La Banque centrale européenne (BCE) a annoncé jeudi le maintien à 1,50% de son taux directeur, référence du coût du crédit en zone euro, malgré la forte dégradation de la situation économique et financière mondiale.
Les tenants d'une politique monétaire rigoureuse semblent l'avoir emporté dans un contexte de bond de l'inflation en septembre en zone euro. Un relâchement du crédit aurait permis de donner de l'oxygène à l'économie de la zone, engluée dans une crise de la dette qui menace la Grèce de faillite.
Aussitôt, la Bourse de Francfort, déçue, a marqué le pas après avoir évolué en bonne hausse toute la matinée dans l'espoir d'"une action coordonnée" pour recapitaliser les banques de la région.
Le président de la BCE, le Français Jean-Claude Trichet, qui présidait sa dernière réunion sur les taux, décentralisée à Berlin, avant de laisser la place le 1er novembre à l'Italien Mario Draghi, doit donner une conférence de presse à partir de 12H30 GMT.
La plupart des économistes s'attendent à ce qu'il laisse entendre une baisse dès le mois prochain ou au plus tard en décembre, en raison de la dégradation inquiétante des principaux indicateurs économiques.
Mercredi, le FMI avait invité les banques centrales à "faire une pause ou machine arrière" dans leur politique monétaire, redoutant une récession au niveau mondial en 2012.
Après les deux hausses opérées en avril et juillet, de 25 points de base à chaque fois, la BCE semblait depuis quelques semaines prête à suivre cette voie.

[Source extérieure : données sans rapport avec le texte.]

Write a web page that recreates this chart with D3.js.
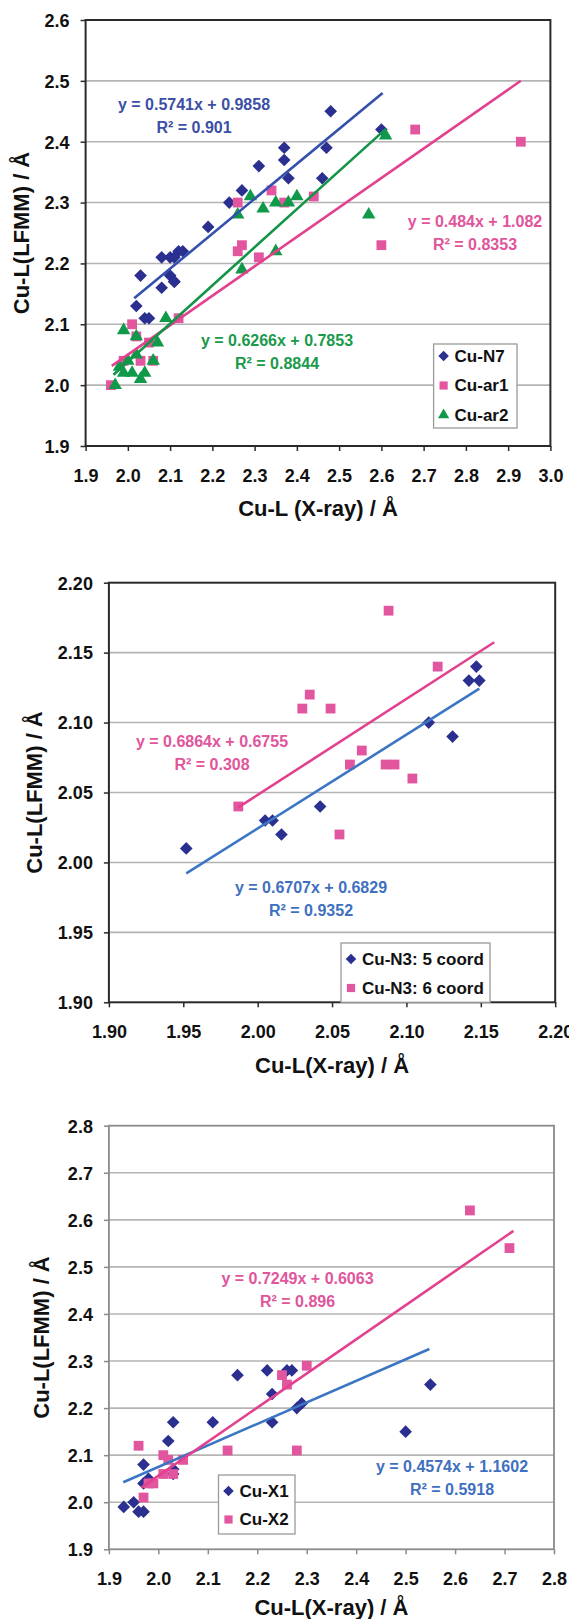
<!DOCTYPE html>
<html>
<head>
<meta charset="utf-8">
<script src="https://cdn.jsdelivr.net/npm/d3@7"></script>
<style>
  body { margin: 0; background: #fff; }
  svg text { font-family: "Liberation Sans", Arial, sans-serif; font-weight: bold; }
</style>
</head>
<body>
<svg id="chart" width="569" height="1619"></svg>
<script>
// ---- panel 1: Cu-N7 / Cu-ar1 / Cu-ar2
var p1XTicks = [1.9, 2.0, 2.1, 2.2, 2.3, 2.4, 2.5, 2.6, 2.7, 2.8, 2.9, 3.0];
var p1YTicks = [1.9, 2.0, 2.1, 2.2, 2.3, 2.4, 2.5, 2.6];
var cuN7 = [[2.02,2.13],[2.03,2.18],[2.04,2.11],[2.05,2.11],[2.08,2.16],[2.08,2.21],[2.10,2.21],
  [2.10,2.18],[2.11,2.17],[2.11,2.17],[2.11,2.21],[2.12,2.22],[2.13,2.22],[2.19,2.26],[2.24,2.30],
  [2.27,2.32],[2.31,2.36],[2.37,2.37],[2.37,2.39],[2.38,2.34],[2.46,2.34],[2.47,2.39],[2.48,2.45],[2.60,2.42]];
var cuAr1 = [[1.96,2.00],[1.99,2.04],[2.01,2.10],[2.02,2.08],[2.03,2.04],[2.06,2.04],[2.05,2.07],
  [2.12,2.11],[2.26,2.22],[2.27,2.23],[2.31,2.21],[2.26,2.30],[2.34,2.32],[2.37,2.30],[2.44,2.31],
  [2.60,2.23],[2.68,2.42],[2.93,2.40]];
var cuAr2 = [[1.97,2.00],[1.98,2.03],[1.99,2.02],[1.99,2.09],[2.00,2.04],[2.01,2.02],[2.02,2.05],
  [2.02,2.08],[2.03,2.01],[2.04,2.02],[2.06,2.04],[2.07,2.07],[2.09,2.11],[2.26,2.28],[2.27,2.19],
  [2.29,2.31],[2.32,2.29],[2.35,2.22],[2.35,2.30],[2.38,2.30],[2.40,2.31],[2.57,2.28],[2.61,2.41]];
var trendN7 = [0.5741, 0.9858, 2.015, 2.603];
var trendAr1 = [0.484, 1.082, 1.962, 2.93];
var trendAr2 = [0.6266, 0.7853, 1.966, 2.61];

// ---- panel 2: Cu-N3 5 / 6 coord
var p2XTicks = [1.90, 1.95, 2.00, 2.05, 2.10, 2.15, 2.20];
var p2YTicks = [1.90, 1.95, 2.00, 2.05, 2.10, 2.15, 2.20];
var cuN3five = [[1.952,2.01],[2.005,2.03],[2.010,2.03],[2.016,2.02],[2.042,2.04],[2.115,2.10],
  [2.131,2.09],[2.142,2.13],[2.149,2.13],[2.147,2.14]];
var cuN3six = [[1.987,2.04],[2.030,2.11],[2.035,2.12],[2.049,2.11],[2.055,2.02],[2.062,2.07],
  [2.070,2.08],[2.086,2.07],[2.092,2.07],[2.088,2.18],[2.104,2.06],[2.121,2.14]];
var trendN3five = [0.6707, 0.6829, 1.952, 2.149];
var trendN3six = [0.6864, 0.6755, 1.987, 2.159];

// ---- panel 3: Cu-X1 / Cu-X2
var p3XTicks = [1.9, 2.0, 2.1, 2.2, 2.3, 2.4, 2.5, 2.6, 2.7, 2.8];
var p3YTicks = [1.9, 2.0, 2.1, 2.2, 2.3, 2.4, 2.5, 2.6, 2.7, 2.8];
var cuX1 = [[1.93,1.99],[1.95,2.00],[1.96,1.98],[1.97,1.98],[1.97,2.04],[1.97,2.08],[1.98,2.05],
  [2.02,2.13],[2.03,2.17],[2.03,2.07],[2.03,2.06],[2.11,2.17],[2.16,2.27],[2.22,2.28],[2.23,2.23],
  [2.23,2.17],[2.26,2.28],[2.27,2.28],[2.28,2.20],[2.29,2.21],[2.50,2.15],[2.55,2.25]];
var cuX2 = [[1.96,2.12],[1.97,2.01],[1.98,2.04],[1.99,2.04],[2.01,2.10],[2.01,2.06],[2.02,2.09],
  [2.03,2.06],[2.05,2.09],[2.14,2.11],[2.25,2.27],[2.26,2.25],[2.28,2.11],[2.30,2.29],[2.63,2.62],[2.71,2.54]];
var trendX1 = [0.4574, 1.1602, 1.929, 2.548];
var trendX2 = [0.7249, 0.6063, 1.966, 2.718];

var navy = "#2b2f8f", pink = "#e2569f", green = "#11994a";
var blueA = "#3450ac", blueB = "#3b76c4", pinkLine = "#e2418f", greenLine = "#139446";

var svg = d3.select("#chart");

var square = d3.symbol().type(d3.symbolSquare);
var triangle = d3.symbol().type(d3.symbolTriangle);

function marker(g, shape, x, y, k, color) {
  if (shape == "diamond") {
    g.append("path").attr("d", square.size(80 * k)())
      .attr("transform", "translate(" + x + "," + y + ") rotate(45)").attr("fill", color);
  } else if (shape == "square") {
    g.append("path").attr("d", square.size(96 * k)())
      .attr("transform", "translate(" + x + "," + y + ")").attr("fill", color);
  } else {
    g.append("path").attr("d", triangle.size(78 * k)())
      .attr("transform", "translate(" + x + "," + y + ")").attr("fill", color);
  }
}

function panel(o) {
  var x = d3.scaleLinear().domain(o.xd).range([o.left, o.right]);
  var y = d3.scaleLinear().domain(o.yd).range([o.bottom, o.top]);
  var g = svg.append("g");

  // gridlines
  g.selectAll(".grid").data(o.yTicks.slice(1, -1)).enter().append("line")
    .attr("x1", o.left).attr("x2", o.right)
    .attr("y1", function(d) { return y(d); }).attr("y2", function(d) { return y(d); })
    .attr("stroke", "#b4b4b4").attr("stroke-width", 1.6);

  var yAxis = d3.axisLeft(y).tickValues(o.yTicks).tickSize(5).tickPadding(11)
    .tickFormat(d3.format(o.fmt));
  var xAxis = d3.axisBottom(x).tickValues(o.xTicks).tickSize(5).tickPadding(18)
    .tickFormat(d3.format(o.fmt));
  var ya = g.append("g").attr("transform", "translate(" + o.left + ",0)").call(yAxis);
  var xa = g.append("g").attr("transform", "translate(0," + o.bottom + ")").call(xAxis);
  [ya, xa].forEach(function(a) {
    a.select(".domain").remove();
    a.selectAll("line").attr("stroke", o.border).attr("stroke-width", 1.5);
    a.selectAll("text").attr("fill", "#111").style("font-size", "18px");
  });
  ya.selectAll("text").attr("dy", "0.35em");

  g.append("rect").attr("x", o.left).attr("y", o.top)
    .attr("width", o.right - o.left).attr("height", o.bottom - o.top)
    .attr("fill", "none").attr("stroke", o.border).attr("stroke-width", o.borderW);

  // series
  o.series.forEach(function(s) {
    s.data.forEach(function(d) { marker(g, s.shape, x(d[0]), y(d[1]), 1, s.color); });
  });
  // trendlines
  o.series.forEach(function(s) {
    var t = s.trend;
    g.append("line")
      .attr("x1", x(t[2])).attr("y1", y(t[0] * t[2] + t[1]))
      .attr("x2", x(t[3])).attr("y2", y(t[0] * t[3] + t[1]))
      .attr("stroke", s.line).attr("stroke-width", 2.6);
  });

  // equations
  o.series.forEach(function(s) {
    var eq = "y = " + s.trend[0] + "x + " + s.trend[1];
    g.append("text").attr("x", s.eqPos[0]).attr("y", s.eqPos[1]).attr("dy", "0.35em")
      .attr("text-anchor", "middle").style("font-size", "16px").attr("fill", s.text).text(eq);
    g.append("text").attr("x", s.eqPos[0]).attr("y", s.eqPos[1] + 23).attr("dy", "0.35em")
      .attr("text-anchor", "middle").style("font-size", "16px").attr("fill", s.text)
      .text("R\u00b2 = " + s.r2);
  });

  // legend
  var L = o.legend;
  g.append("rect").attr("x", L.x).attr("y", L.y).attr("width", L.w).attr("height", L.h)
    .attr("fill", "#fff").attr("stroke", "#9a9a9a").attr("stroke-width", 1.3);
  o.series.forEach(function(s, i) {
    var cy = L.y + L.first + i * L.step;
    marker(g, s.shape, L.x + 10, cy, 0.7, s.color);
    g.append("text").attr("x", L.x + 21).attr("y", cy).attr("dy", "0.35em")
      .style("font-size", "17px").attr("fill", "#111").text(s.name);
  });

  // axis titles
  g.append("text").attr("x", (o.left + o.right) / 2).attr("y", o.bottom + o.xTitleOff)
    .attr("text-anchor", "middle").style("font-size", "22px").attr("fill", "#111").text(o.xTitle);
  g.append("text").attr("transform", "translate(" + o.yTitleX + "," + (o.top + o.bottom) / 2 + ") rotate(-90)")
    .attr("dy", "0.35em").attr("text-anchor", "middle").style("font-size", "22px")
    .attr("fill", "#111").text("Cu-L(LFMM) / \u00c5");
}

panel({
  left: 85.6, right: 550.4, top: 20, bottom: 446, xd: [1.9, 3.0], yd: [1.9, 2.6],
  xTicks: p1XTicks, yTicks: p1YTicks, fmt: ".1f", border: "#2a2a2a", borderW: 2,
  xTitle: "Cu-L (X-ray) / \u00c5", xTitleOff: 70, yTitleX: 21,
  legend: {x: 433.6, y: 344, w: 83.4, h: 84, first: 12, step: 29.5},
  series: [
    {name: "Cu-N7", data: cuN7, shape: "diamond", color: navy, line: blueA, text: "#3c4fa5",
     trend: trendN7, r2: "0.901", eqPos: [194, 104]},
    {name: "Cu-ar1", data: cuAr1, shape: "square", color: pink, line: pinkLine, text: "#e0559b",
     trend: trendAr1, r2: "0.8353", eqPos: [475, 221]},
    {name: "Cu-ar2", data: cuAr2, shape: "triangle", color: green, line: greenLine, text: "#1a9a4a",
     trend: trendAr2, r2: "0.8844", eqPos: [277, 340]}
  ]
});

panel({
  left: 108.9, right: 555.2, top: 582.7, bottom: 1002.3, xd: [1.90, 2.20], yd: [1.90, 2.20],
  xTicks: p2XTicks, yTicks: p2YTicks, fmt: ".2f", border: "#2a2a2a", borderW: 2,
  xTitle: "Cu-L(X-ray) / \u00c5", xTitleOff: 71, yTitleX: 34,
  legend: {x: 341, y: 943, w: 149, h: 59.3, first: 16, step: 29},
  series: [
    {name: "Cu-N3: 5 coord", data: cuN3five, shape: "diamond", color: navy, line: blueB, text: "#3f70c0",
     trend: trendN3five, r2: "0.9352", eqPos: [311, 887]},
    {name: "Cu-N3: 6 coord", data: cuN3six, shape: "square", color: pink, line: pinkLine, text: "#e0559b",
     trend: trendN3six, r2: "0.308", eqPos: [212, 741]}
  ]
});

panel({
  left: 108.9, right: 554, top: 1125.7, bottom: 1549.3, xd: [1.9, 2.8], yd: [1.9, 2.8],
  xTicks: p3XTicks, yTicks: p3YTicks, fmt: ".1f", border: "#8a8a8a", borderW: 1.8,
  xTitle: "Cu-L(X-ray) / \u00c5", xTitleOff: 66, yTitleX: 41,
  legend: {x: 218.5, y: 1475, w: 76.5, h: 59, first: 16, step: 28.5},
  series: [
    {name: "Cu-X1", data: cuX1, shape: "diamond", color: navy, line: blueB, text: "#3f70c0",
     trend: trendX1, r2: "0.5918", eqPos: [452, 1466]},
    {name: "Cu-X2", data: cuX2, shape: "square", color: pink, line: pinkLine, text: "#e0559b",
     trend: trendX2, r2: "0.896", eqPos: [297.5, 1278]}
  ]
});
</script>
</body>
</html>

Mais c'était compter sans l'inflation.
La hausse des prix s'est établie en septembre à 3%, selon des données provisoires publiées vendredi. Au plus haut depuis mi-2008, elle se situe pour le dixième mois d'affilée au-dessus du seuil de 2% en rythme annuel visé sur le moyen terme par la BCE.
Bien que tout le monde - y compris M. Trichet - s'accorde à penser qu'il s'agit d'un phénomène transitoire, lié au coût des matières premières et de l'énergie, "les faucons du conseil des gouverneurs seront particulièrement circonspects concernant une baisse", avait prédit avant la décision Christian Schulz, de Berenberg Bank.
M. Trichet devrait en revanche annoncer dès ce jeudi de nouvelles actions en faveur des banques de la zone euro.
Mercredi, la chancelière allemande Angela Merkel avait exhorté l'Europe à accélérer la recapitalisation des banques qui en ont besoin tandis que, selon plusieurs sources, les ministres européens des Finances ont demandé au régulateur bancaire européen (EBA) de plancher sur les éventuels besoin en recapitalisation dans l'hypothèse d'une importante décote des titres grecs.
Signe du malaise dans ce secteur: les dépôts au jour le jour auprès de la BCE connaissent depuis fin août des pics importants, les banques en excès de liquidités préférant les placer auprès d'elle que de les prêter à d'autres établissements qui en auraient besoin. En outre la BCE a été contrainte de réactiver son programme de prêt en dollars, certains établissements semblant dans l'incapacité de se refinancer sur ce marché.
Alors qu'elle leur prête déjà à taux fixe et pour des montants illimités sur une semaine, un mois et trois mois, l'institution monétaire de Francfort (ouest) pourrait annoncer une nouvelle opération sur six mois et offrir sa première opération sur un an depuis décembre 2009.
Elle pourrait aussi réintroduire son programme de rachat d'obligations sécurisées, destiné également à les aider à se refinancer.
Les déclarations de M. Trichet sur le programme controversé de rachat d'obligations publiques sur le marché secondaire de la BCE seront également guettées, comme celles sur la possibilité de permettre au fonds de secours européen, le FESF, et à son successeur en 2013, le MES, de se refinancer auprès d'elle. Une éventualité qui n'a pas sa faveur.
La dernière conférence de presse de M. Trichet, à l'issue d'un mandat de huit ans, s'annonce "particulièrement poignante", selon les économistes de RBS. "Il part dans une période de grande incertitude et laisse à M. Draghi une BCE en mode de gestion de crise".